FRIACA: Qual sua posição final sobre esse conto?
R.: Gostei do casamento narração/diálogos do seu conto, Aiolia.
Parabéns pela estória e boa sorte neste desafio.
Aliolia, que texto legal de ler! Eu também tinha um trauma com Cavaleiros do Zodíaco. Sou de Sagitário e meu cavaleiro estava morto. Detalhe eu e o Aioros nascemos no mesmo dia, 30 de novembro, e ele é o único que não é ressuscitado na saga de Hades🥲. Bom, vamos ao texto. Amei ler esse drama romântico, cheio de brincadeiras,.um suspiro divertido em meio a morto ressuscitando, monstro em avião, santas satânicas etc.A história do cético em luta com a esposa esotérica não é inédita (nenhuma é), mas sua versão me deixou com uma sensação tão gostosa, tão aquecido, como aquelas comédias da sessão da tarde ou aqueles livros despretensiosos que nos trazem para o conforto.Gostei também da proporção absurda que tudo vai tomando. Essa escalada que só é permitida justamente no humor, na brincadeira. Dizem que sagitário é o signo do humor, da brincadeira, talvez por isso, eu tenha gostado tanto do seu texto. Que seu sol e sua lua estejam em Júpiter nesse desafio! Boa sorte!
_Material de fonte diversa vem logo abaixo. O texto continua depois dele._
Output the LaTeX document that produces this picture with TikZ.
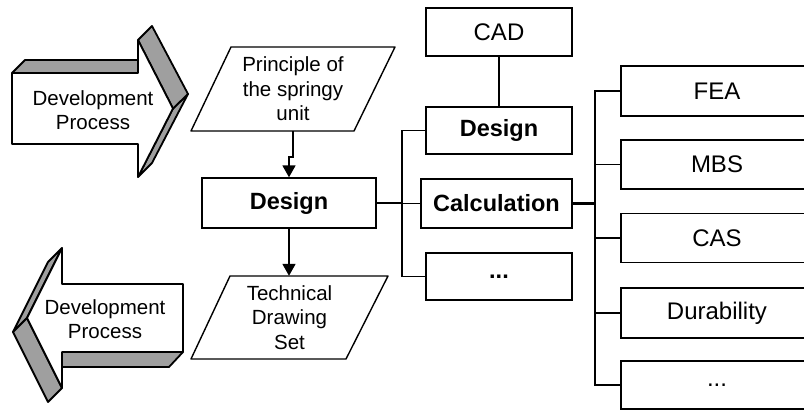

Boa ideia, bem no clima das crônicas brasileiras, que muitas delas são contos mesmo, essa definição genética é só um detalhe. Só acho que, nesse caso aqui, o autor podia ter aproveitado melhor as características da crônica, como o tamanho (reduzir) e a rapidez no desenvolvimento. Uma coisa vem com a outra. E isso poderia ser feito eliminando metade dos diálogos e das maquinações do narrador. Ia se ganhar muito se o texto focasse nos melhores momentos (a insistência da personagem em dizer a palavra Aquário, a premissa de trocar de signo, a solução no fim, como uma rasteira). Tudo isso caberia em 2100 caracteres com espaço. Uma bela duma lauda, o segredo da literatura brasileira de melhor qualidade.
Eu ri com o trecho dos cavaleiros do zodíaco. Achei engraçado.
Só fico pensando se atualmente fazer piada com mulher teimosa/louquinha que gosta de astrologia ainda pega bem no público. E se não é uma reprodução de estereótipos que vale a pena evitar. De repente seria interessante mudar isso. Botar dois amigos, um casal de velhos, sei lá, algo mais inusitado que evite o reforço desse estereótipo.
Mas o enredo e o cara entendendo, afinal, que faz diferença, achei bem legais.
Uma comédia levinha e graciosa. O autor, com certeza ou não é de aquário ou entende patavivas de astrologia. Mas isso não tem a menor importância. O conto entretém e é divertido. Uma boa ideia, bem desenvolvida. Gostei, porque sou de sagitário. Se eu fosse de capricórnio, não ia gostar não.